> **EXERCISE REQUIREMENTS**
All lines in the data bearing the string "this" should be identified and copied.
---------- EXERCISE INPUTS
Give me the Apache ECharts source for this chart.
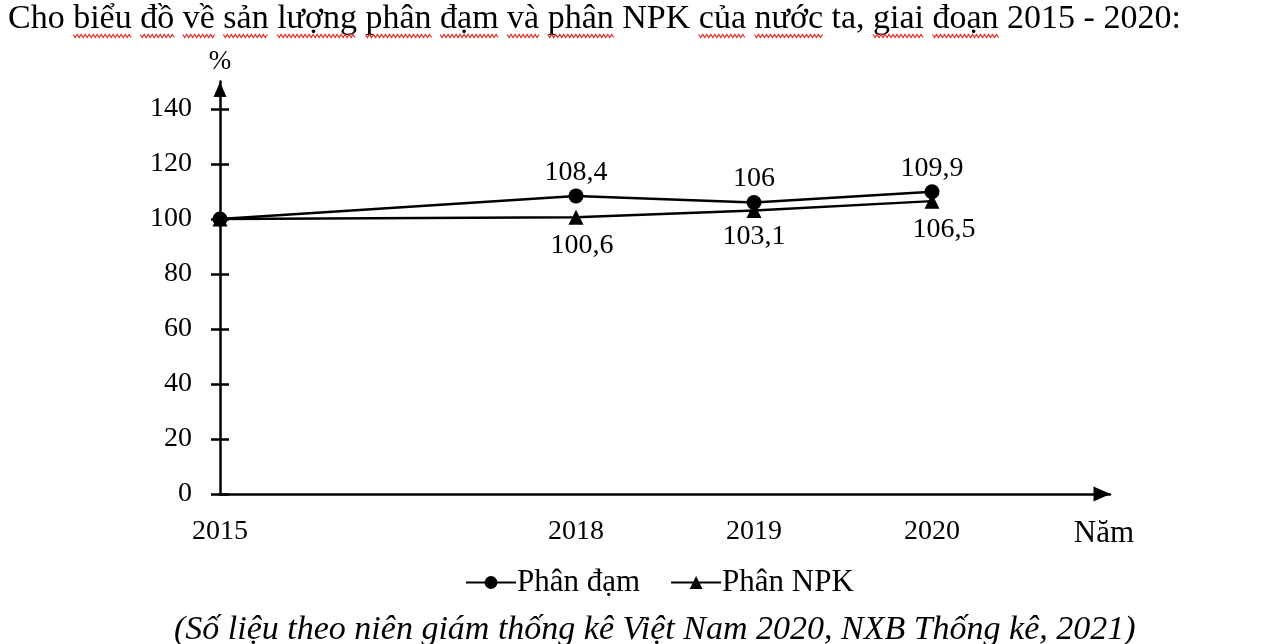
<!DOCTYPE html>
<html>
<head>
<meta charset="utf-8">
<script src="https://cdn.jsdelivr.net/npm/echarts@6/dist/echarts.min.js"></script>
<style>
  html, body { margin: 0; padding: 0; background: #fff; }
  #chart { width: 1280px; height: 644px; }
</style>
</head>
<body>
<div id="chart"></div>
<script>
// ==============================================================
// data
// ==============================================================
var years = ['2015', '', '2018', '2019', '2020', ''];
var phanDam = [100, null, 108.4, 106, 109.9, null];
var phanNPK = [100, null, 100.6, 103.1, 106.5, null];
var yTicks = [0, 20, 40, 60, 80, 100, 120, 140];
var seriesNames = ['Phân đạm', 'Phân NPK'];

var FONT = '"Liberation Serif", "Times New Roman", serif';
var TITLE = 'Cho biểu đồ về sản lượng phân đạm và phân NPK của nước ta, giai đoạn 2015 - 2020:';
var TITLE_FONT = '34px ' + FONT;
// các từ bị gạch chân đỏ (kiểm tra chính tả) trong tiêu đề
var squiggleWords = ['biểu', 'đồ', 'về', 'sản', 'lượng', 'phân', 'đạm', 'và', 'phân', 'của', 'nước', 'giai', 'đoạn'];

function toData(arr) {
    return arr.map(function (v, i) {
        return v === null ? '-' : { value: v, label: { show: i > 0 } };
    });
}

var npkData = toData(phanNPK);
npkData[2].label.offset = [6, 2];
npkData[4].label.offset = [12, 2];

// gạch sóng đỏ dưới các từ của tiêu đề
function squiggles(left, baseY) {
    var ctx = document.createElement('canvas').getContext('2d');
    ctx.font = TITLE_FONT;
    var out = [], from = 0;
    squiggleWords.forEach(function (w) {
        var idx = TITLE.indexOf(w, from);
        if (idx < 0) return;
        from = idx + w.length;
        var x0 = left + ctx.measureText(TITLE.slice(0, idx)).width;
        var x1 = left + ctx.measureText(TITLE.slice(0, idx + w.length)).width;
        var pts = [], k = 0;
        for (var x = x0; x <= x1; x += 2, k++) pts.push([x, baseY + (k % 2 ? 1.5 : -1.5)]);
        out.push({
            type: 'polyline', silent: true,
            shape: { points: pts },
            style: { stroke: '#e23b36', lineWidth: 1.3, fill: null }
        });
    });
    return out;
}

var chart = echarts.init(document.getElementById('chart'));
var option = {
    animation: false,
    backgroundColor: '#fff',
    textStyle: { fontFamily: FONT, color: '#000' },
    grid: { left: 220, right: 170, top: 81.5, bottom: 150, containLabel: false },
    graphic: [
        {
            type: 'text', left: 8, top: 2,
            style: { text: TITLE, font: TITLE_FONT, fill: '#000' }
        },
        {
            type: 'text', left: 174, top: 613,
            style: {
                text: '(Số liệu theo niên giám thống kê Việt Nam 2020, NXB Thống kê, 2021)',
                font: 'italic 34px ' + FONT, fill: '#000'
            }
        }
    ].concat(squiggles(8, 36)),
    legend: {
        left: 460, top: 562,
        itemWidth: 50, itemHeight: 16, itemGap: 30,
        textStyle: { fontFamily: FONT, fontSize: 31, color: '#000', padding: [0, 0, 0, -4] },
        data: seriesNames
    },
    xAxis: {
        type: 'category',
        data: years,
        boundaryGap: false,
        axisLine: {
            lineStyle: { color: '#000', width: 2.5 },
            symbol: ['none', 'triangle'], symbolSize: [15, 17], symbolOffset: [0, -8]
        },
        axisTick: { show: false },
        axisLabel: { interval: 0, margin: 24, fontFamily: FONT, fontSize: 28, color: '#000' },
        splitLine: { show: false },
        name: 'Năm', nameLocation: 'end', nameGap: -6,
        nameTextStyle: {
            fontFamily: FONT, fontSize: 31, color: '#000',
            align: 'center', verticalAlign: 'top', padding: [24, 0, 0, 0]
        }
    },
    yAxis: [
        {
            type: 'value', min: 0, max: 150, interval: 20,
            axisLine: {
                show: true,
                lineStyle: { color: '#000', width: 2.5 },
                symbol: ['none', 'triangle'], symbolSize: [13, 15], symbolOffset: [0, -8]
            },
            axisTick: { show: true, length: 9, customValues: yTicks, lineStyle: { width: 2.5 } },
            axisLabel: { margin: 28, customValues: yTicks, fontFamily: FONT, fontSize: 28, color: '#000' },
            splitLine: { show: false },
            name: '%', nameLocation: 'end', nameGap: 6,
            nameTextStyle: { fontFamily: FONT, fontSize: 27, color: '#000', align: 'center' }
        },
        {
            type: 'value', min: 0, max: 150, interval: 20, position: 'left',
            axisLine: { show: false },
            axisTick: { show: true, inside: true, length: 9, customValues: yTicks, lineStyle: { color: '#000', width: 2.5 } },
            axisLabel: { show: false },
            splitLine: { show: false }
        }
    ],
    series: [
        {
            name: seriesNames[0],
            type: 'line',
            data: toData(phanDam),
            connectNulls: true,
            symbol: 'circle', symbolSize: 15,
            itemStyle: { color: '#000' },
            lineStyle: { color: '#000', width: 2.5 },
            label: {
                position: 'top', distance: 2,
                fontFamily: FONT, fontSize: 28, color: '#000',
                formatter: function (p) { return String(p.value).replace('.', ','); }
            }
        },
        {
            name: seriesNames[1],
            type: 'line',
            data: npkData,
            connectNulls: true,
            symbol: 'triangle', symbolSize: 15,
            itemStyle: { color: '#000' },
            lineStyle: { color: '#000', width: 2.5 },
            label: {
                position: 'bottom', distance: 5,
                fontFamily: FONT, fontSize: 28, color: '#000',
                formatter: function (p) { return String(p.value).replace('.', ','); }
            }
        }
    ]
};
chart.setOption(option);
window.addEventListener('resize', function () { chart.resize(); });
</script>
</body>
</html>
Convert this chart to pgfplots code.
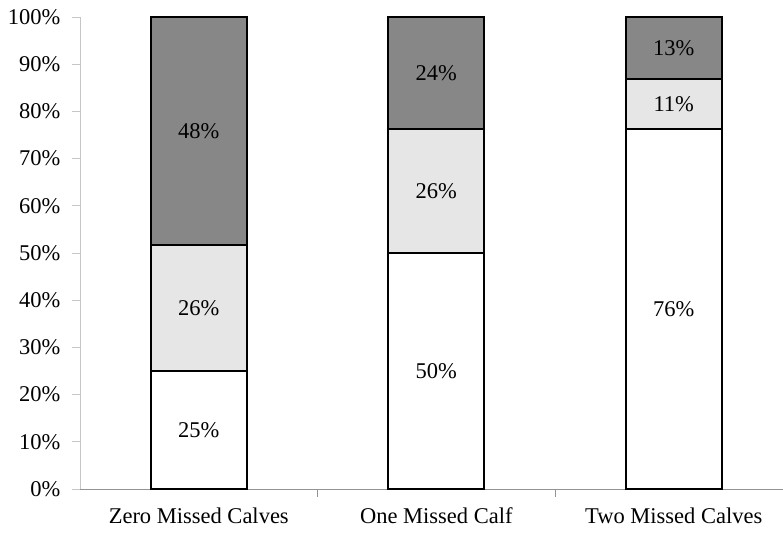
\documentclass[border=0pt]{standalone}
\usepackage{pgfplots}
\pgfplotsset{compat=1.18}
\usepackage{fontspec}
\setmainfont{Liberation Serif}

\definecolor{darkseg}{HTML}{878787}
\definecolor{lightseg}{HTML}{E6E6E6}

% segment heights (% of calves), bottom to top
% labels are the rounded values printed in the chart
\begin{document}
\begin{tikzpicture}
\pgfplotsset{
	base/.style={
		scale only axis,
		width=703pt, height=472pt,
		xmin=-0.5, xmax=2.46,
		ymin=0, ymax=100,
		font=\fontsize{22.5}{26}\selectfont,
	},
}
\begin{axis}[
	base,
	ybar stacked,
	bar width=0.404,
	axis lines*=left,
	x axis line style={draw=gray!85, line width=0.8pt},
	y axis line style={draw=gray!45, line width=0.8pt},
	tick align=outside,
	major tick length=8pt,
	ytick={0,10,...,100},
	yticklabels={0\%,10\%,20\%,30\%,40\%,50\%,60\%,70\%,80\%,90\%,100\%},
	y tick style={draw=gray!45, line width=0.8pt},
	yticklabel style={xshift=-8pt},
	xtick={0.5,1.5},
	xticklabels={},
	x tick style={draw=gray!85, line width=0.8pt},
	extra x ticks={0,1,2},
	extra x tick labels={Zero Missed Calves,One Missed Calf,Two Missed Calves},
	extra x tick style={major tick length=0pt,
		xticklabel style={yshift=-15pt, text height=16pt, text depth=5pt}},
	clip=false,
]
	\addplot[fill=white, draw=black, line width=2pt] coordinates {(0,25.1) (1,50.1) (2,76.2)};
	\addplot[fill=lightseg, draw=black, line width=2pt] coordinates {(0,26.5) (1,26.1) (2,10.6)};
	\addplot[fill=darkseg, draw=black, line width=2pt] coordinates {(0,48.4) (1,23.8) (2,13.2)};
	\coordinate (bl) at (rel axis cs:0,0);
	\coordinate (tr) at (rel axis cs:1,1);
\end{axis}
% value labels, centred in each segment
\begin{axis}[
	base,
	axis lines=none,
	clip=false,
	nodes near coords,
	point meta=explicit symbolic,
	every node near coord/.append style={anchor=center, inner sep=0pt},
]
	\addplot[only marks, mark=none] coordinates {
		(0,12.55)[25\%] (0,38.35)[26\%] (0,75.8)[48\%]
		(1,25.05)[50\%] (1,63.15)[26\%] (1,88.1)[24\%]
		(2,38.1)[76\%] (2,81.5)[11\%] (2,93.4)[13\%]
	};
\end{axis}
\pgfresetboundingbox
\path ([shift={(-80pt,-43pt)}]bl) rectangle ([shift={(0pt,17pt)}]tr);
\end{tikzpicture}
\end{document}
--------------------
> **EXERCISE OUTPUT**
Give me the Apache ECharts source for this chart.
Convert this chart to pgfplots code.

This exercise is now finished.